ADA Reform Passed – The biggest success for ICSC this session was passage of HB 1463 by Representative John Smithee (R-Amarillo) and Senator Kel Seliger (R-Amarillo), requiring property owners to be notified of potential Americans Disability Act (ADA) violations and be given a right to cure. It passed the House and Senate and has been sent to Governor Greg Abbott. The governor has until June 18 to sign, veto, or let bills become law without his signature. ICSC Texas Government Relations Co-Chairs Kim Carmack and Tracy Bratton sent a letter to the governor urging him to sign HB 1463.

Other important bills that passed include: 

  • Prohibiting local entities from adopting an ordinance or other measure that imposes a fee or other charge on new construction for the purpose of offsetting the cost or rent of any unit of residential housing – linkage fees (HB 1449). 
  • Requiring a municipality that imposes a tree mitigation fee for tree removal that is necessary for development or construction on a person’s property to allow that person to apply for a credit for tree planting to offset the amount of the fee (SB 744).

The success of the commercial real estate industry can also be measured by the issues that did not pass. The commercial real estate industry was successful in defeating bills/amendments that would have: 

  • Eliminated statutory retainage in construction contracts exposing land owners to additional liability (HB’s 2668 and 3065 and SB’s 1506 and 2073); 
  •  Mandated real estate sales price disclosure (HB 379); 
  •  Provided that a business owner that prohibits gun license holders from bringing a gun onto the business’ property would be liable for damages that could have been prevented by otherwise lawful use of a handgun (HB’s 447 and 556); 
  •  Eliminated economic development incentive programs (SB’s 100 and 393); and 
  • Repealed authorizations for governing bodies to conduct economic development negotiations in closed meetings (SB 388).

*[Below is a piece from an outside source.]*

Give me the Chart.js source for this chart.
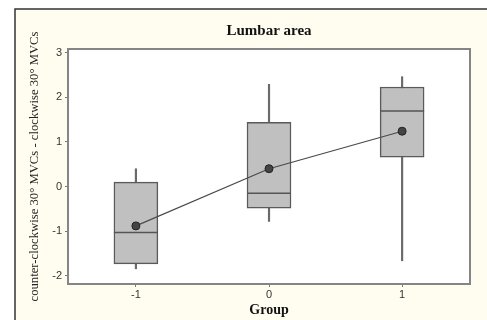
<!DOCTYPE html>
<html>
<head>
<meta charset="utf-8">
<script src="https://cdn.jsdelivr.net/npm/chart.js@4"></script>
<style>
  html, body { margin: 0; padding: 0; background: #ffffff; }
  #wrap { width: 487px; height: 320px; position: relative; }
</style>
</head>
<body>
<div id="wrap"><canvas id="boxChart"></canvas></div>
<script>
// Group positions on the x axis
const groups = [-1, 0, 1]
// Box plot statistics
const q1 = [-1.73, -0.48, 0.66]
const q3 = [0.10, 1.44, 2.23]
const medians = [-1.03, -0.15, 1.69]
const means = [-0.88, 0.40, 1.24]
const whiskerLow = [-1.84, -0.78, -1.66]
const whiskerHigh = [0.40, 2.29, 2.46]
// Tick labels
const xTicks = [-1, 0, 1]
const yTicks = [-2, -1, 0, 1, 2, 3]

const frameBackground = {
  id: 'frameBackground',
  beforeDraw(chart) {
    const { ctx, chartArea } = chart
    ctx.save()
    ctx.fillStyle = '#ffffff'
    ctx.fillRect(0, 0, chart.width, chart.height)
    ctx.fillStyle = '#fffdf0'
    ctx.fillRect(15, 9, chart.width - 15, chart.height - 9)
    ctx.strokeStyle = '#333333'
    ctx.lineWidth = 1.5
    ctx.beginPath()
    ctx.moveTo(15, chart.height)
    ctx.lineTo(15, 9)
    ctx.lineTo(chart.width, 9)
    ctx.stroke()
    // plot area
    ctx.fillStyle = '#ffffff'
    ctx.fillRect(chartArea.left, chartArea.top, chartArea.width, chartArea.height)
    ctx.restore()
  },
  afterDraw(chart) {
    const { ctx, chartArea } = chart
    ctx.save()
    ctx.strokeStyle = '#858585'
    ctx.lineWidth = 2
    ctx.strokeRect(chartArea.left, chartArea.top, chartArea.width, chartArea.height)
    ctx.restore()
  }
}

const ctx = document.getElementById('boxChart')

new Chart(ctx, {
  type: 'bar',
  data: {
    datasets: [
      {
        type: 'line',
        label: 'Mean',
        data: groups.map((g, i) => ({ x: g, y: means[i] })),
        borderColor: '#4a4a4a',
        borderWidth: 1.2,
        pointRadius: 4,
        pointBackgroundColor: '#444444',
        pointBorderColor: '#222222',
        pointBorderWidth: 1,
        order: 1
      },
      {
        type: 'scatter',
        label: 'Median',
        data: groups.map((g, i) => ({ x: g, y: medians[i] })),
        pointStyle: 'line',
        pointRadius: 22,
        borderColor: '#555555',
        borderWidth: 1.5,
        order: 2
      },
      {
        label: 'Box',
        data: groups.map((g, i) => ({ x: g, y: [q1[i], q3[i]] })),
        backgroundColor: '#c0c0c0',
        borderColor: '#5a5a5a',
        borderWidth: 1.5,
        borderSkipped: false,
        barThickness: 44,
        grouped: false,
        order: 3
      },
      {
        label: 'Whisker',
        data: groups.map((g, i) => ({ x: g, y: [whiskerLow[i], whiskerHigh[i]] })),
        backgroundColor: '#6a6a6a',
        borderWidth: 0,
        barThickness: 1.5,
        grouped: false,
        order: 4
      }
    ]
  },
  options: {
    responsive: true,
    maintainAspectRatio: false,
    animation: false,
    layout: {
      autoPadding: false,
      padding: { left: 27, right: 17, top: 12, bottom: 1 }
    },
    plugins: {
      legend: { display: false },
      tooltip: { enabled: false },
      title: {
        display: true,
        text: 'Lumbar area',
        fullSize: false,
        color: '#111111',
        font: { family: 'Liberation Serif', size: 15, weight: 'bold' },
        padding: { top: 10, bottom: 9 }
      }
    },
    scales: {
      x: {
        type: 'linear',
        offset: false,
        min: -1.51,
        max: 1.51,
        afterBuildTicks: axis => { axis.ticks = xTicks.map(v => ({ value: v })) },
        grid: { offset: false, drawOnChartArea: false, drawTicks: true, tickLength: 3, color: '#777777' },
        border: { display: false },
        ticks: {
          color: '#333333',
          padding: 1,
          font: { family: 'Liberation Sans', size: 11 }
        },
        title: {
          display: true,
          text: 'Group',
          color: '#111111',
          font: { family: 'Liberation Serif', size: 14, weight: 'bold' },
          padding: { top: 0, bottom: 0 }
        }
      },
      y: {
        min: -2.18,
        max: 3.08,
        afterBuildTicks: axis => { axis.ticks = yTicks.map(v => ({ value: v })) },
        grid: { drawOnChartArea: false, drawTicks: true, tickLength: 3, color: '#777777' },
        border: { display: false },
        ticks: {
          color: '#333333',
          padding: 3,
          font: { family: 'Liberation Sans', size: 11 }
        },
        title: {
          display: true,
          text: 'counter-clockwise 30° MVCs - clockwise 30° MVCs',
          color: '#222222',
          font: { family: 'Liberation Serif', size: 12.7 },
          padding: { top: 0, bottom: 7 }
        }
      }
    }
  },
  plugins: [frameBackground]
})
</script>
</body>
</html>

There were some disappointments: 

  • Legislation requiring out-of-state retailers to either collect and remit sales taxes on purchases made by Texas customers or report to the comptroller their Texas customers who may owe use taxes - failed to pass (HB 3875/SB 1713); and  
  •  Legislation reducing or eliminating the ad valorem tax penalty assessed when open-space land is converted for development - did not pass (HB’s 320, 801, 1211, 1662, 1880, 2314; and SB 629).